### What you have to do
Copy the lines below as they are; omit the images they contain.

### Material

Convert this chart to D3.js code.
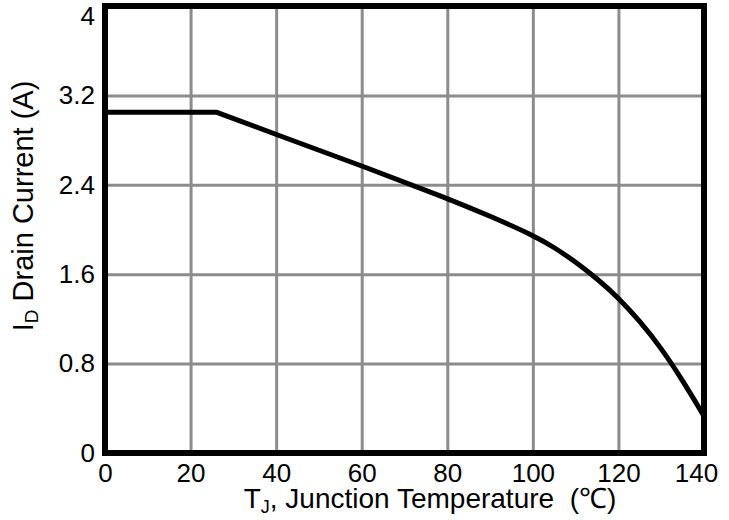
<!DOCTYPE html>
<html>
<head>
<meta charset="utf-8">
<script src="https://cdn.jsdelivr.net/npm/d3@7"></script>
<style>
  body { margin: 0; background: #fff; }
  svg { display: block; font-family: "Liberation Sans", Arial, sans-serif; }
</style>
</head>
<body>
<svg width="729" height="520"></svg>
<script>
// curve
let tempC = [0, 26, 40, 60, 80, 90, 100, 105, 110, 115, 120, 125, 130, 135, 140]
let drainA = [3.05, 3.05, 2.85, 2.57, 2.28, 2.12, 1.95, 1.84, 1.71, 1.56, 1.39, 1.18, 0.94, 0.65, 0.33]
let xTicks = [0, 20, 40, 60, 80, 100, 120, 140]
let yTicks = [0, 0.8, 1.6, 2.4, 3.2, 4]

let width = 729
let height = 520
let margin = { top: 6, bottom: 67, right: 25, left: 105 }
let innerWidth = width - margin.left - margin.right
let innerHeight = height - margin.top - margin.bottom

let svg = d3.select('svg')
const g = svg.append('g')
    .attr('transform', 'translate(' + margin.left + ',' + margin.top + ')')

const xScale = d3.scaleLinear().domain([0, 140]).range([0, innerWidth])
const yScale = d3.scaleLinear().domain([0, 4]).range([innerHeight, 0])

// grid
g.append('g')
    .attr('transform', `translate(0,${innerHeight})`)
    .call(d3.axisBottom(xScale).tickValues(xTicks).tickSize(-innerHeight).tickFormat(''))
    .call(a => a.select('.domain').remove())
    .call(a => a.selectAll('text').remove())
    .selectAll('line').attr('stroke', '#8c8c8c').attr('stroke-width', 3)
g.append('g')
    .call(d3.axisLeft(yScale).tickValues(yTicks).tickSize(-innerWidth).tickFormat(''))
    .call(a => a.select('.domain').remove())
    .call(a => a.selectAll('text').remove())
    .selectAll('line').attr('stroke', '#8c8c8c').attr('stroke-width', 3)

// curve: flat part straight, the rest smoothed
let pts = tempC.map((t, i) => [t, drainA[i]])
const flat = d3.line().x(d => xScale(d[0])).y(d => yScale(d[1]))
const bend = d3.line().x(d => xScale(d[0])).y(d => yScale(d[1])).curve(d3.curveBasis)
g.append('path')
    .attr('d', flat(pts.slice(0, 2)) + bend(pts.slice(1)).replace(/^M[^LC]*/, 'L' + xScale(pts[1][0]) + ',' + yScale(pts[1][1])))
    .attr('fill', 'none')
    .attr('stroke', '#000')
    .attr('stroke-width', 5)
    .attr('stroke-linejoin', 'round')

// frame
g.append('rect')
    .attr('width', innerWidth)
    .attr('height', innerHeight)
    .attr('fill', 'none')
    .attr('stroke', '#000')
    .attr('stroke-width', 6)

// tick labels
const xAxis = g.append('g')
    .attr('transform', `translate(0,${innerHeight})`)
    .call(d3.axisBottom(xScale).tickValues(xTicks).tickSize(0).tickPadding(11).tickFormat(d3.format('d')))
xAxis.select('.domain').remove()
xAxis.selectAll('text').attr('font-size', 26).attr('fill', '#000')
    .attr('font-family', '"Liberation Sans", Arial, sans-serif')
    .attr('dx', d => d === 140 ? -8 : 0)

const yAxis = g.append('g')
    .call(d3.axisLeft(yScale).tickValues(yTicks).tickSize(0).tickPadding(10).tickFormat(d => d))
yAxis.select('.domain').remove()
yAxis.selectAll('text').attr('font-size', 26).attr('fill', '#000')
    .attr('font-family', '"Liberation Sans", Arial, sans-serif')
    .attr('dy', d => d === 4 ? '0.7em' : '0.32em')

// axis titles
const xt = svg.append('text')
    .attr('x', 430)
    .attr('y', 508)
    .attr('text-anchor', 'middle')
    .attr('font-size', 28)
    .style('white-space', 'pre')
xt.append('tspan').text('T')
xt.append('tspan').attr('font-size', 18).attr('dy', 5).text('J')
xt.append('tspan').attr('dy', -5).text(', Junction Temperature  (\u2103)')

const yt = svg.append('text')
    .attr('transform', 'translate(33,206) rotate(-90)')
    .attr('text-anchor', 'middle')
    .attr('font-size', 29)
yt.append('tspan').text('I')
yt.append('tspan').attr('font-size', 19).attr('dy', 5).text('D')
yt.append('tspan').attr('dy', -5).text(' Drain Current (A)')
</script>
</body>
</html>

### Final result
Convert this chart to D3.js code.
<!DOCTYPE html>
<html>
<head>
<meta charset="utf-8">
<script src="https://cdn.jsdelivr.net/npm/d3@7"></script>
<style>
  body { margin: 0; background: #fff; }
  svg { display: block; font-family: "Liberation Sans", Arial, sans-serif; }
</style>
</head>
<body>
<svg width="729" height="520"></svg>
<script>
// curve
let tempC = [0, 26, 40, 60, 80, 90, 100, 105, 110, 115, 120, 125, 130, 135, 140]
let drainA = [3.05, 3.05, 2.85, 2.57, 2.28, 2.12, 1.95, 1.84, 1.71, 1.56, 1.39, 1.18, 0.94, 0.65, 0.33]
let xTicks = [0, 20, 40, 60, 80, 100, 120, 140]
let yTicks = [0, 0.8, 1.6, 2.4, 3.2, 4]

let width = 729
let height = 520
let margin = { top: 6, bottom: 67, right: 25, left: 105 }
let innerWidth = width - margin.left - margin.right
let innerHeight = height - margin.top - margin.bottom

let svg = d3.select('svg')
const g = svg.append('g')
    .attr('transform', 'translate(' + margin.left + ',' + margin.top + ')')

const xScale = d3.scaleLinear().domain([0, 140]).range([0, innerWidth])
const yScale = d3.scaleLinear().domain([0, 4]).range([innerHeight, 0])

// grid
g.append('g')
    .attr('transform', `translate(0,${innerHeight})`)
    .call(d3.axisBottom(xScale).tickValues(xTicks).tickSize(-innerHeight).tickFormat(''))
    .call(a => a.select('.domain').remove())
    .call(a => a.selectAll('text').remove())
    .selectAll('line').attr('stroke', '#8c8c8c').attr('stroke-width', 3)
g.append('g')
    .call(d3.axisLeft(yScale).tickValues(yTicks).tickSize(-innerWidth).tickFormat(''))
    .call(a => a.select('.domain').remove())
    .call(a => a.selectAll('text').remove())
    .selectAll('line').attr('stroke', '#8c8c8c').attr('stroke-width', 3)

// curve: flat part straight, the rest smoothed
let pts = tempC.map((t, i) => [t, drainA[i]])
const flat = d3.line().x(d => xScale(d[0])).y(d => yScale(d[1]))
const bend = d3.line().x(d => xScale(d[0])).y(d => yScale(d[1])).curve(d3.curveBasis)
g.append('path')
    .attr('d', flat(pts.slice(0, 2)) + bend(pts.slice(1)).replace(/^M[^LC]*/, 'L' + xScale(pts[1][0]) + ',' + yScale(pts[1][1])))
    .attr('fill', 'none')
    .attr('stroke', '#000')
    .attr('stroke-width', 5)
    .attr('stroke-linejoin', 'round')

// frame
g.append('rect')
    .attr('width', innerWidth)
    .attr('height', innerHeight)
    .attr('fill', 'none')
    .attr('stroke', '#000')
    .attr('stroke-width', 6)

// tick labels
const xAxis = g.append('g')
    .attr('transform', `translate(0,${innerHeight})`)
    .call(d3.axisBottom(xScale).tickValues(xTicks).tickSize(0).tickPadding(11).tickFormat(d3.format('d')))
xAxis.select('.domain').remove()
xAxis.selectAll('text').attr('font-size', 26).attr('fill', '#000')
    .attr('font-family', '"Liberation Sans", Arial, sans-serif')
    .attr('dx', d => d === 140 ? -8 : 0)

const yAxis = g.append('g')
    .call(d3.axisLeft(yScale).tickValues(yTicks).tickSize(0).tickPadding(10).tickFormat(d => d))
yAxis.select('.domain').remove()
yAxis.selectAll('text').attr('font-size', 26).attr('fill', '#000')
    .attr('font-family', '"Liberation Sans", Arial, sans-serif')
    .attr('dy', d => d === 4 ? '0.7em' : '0.32em')

// axis titles
const xt = svg.append('text')
    .attr('x', 430)
    .attr('y', 508)
    .attr('text-anchor', 'middle')
    .attr('font-size', 28)
    .style('white-space', 'pre')
xt.append('tspan').text('T')
xt.append('tspan').attr('font-size', 18).attr('dy', 5).text('J')
xt.append('tspan').attr('dy', -5).text(', Junction Temperature  (\u2103)')

const yt = svg.append('text')
    .attr('transform', 'translate(33,206) rotate(-90)')
    .attr('text-anchor', 'middle')
    .attr('font-size', 29)
yt.append('tspan').text('I')
yt.append('tspan').attr('font-size', 19).attr('dy', 5).text('D')
yt.append('tspan').attr('dy', -5).text(' Drain Current (A)')
</script>
</body>
</html>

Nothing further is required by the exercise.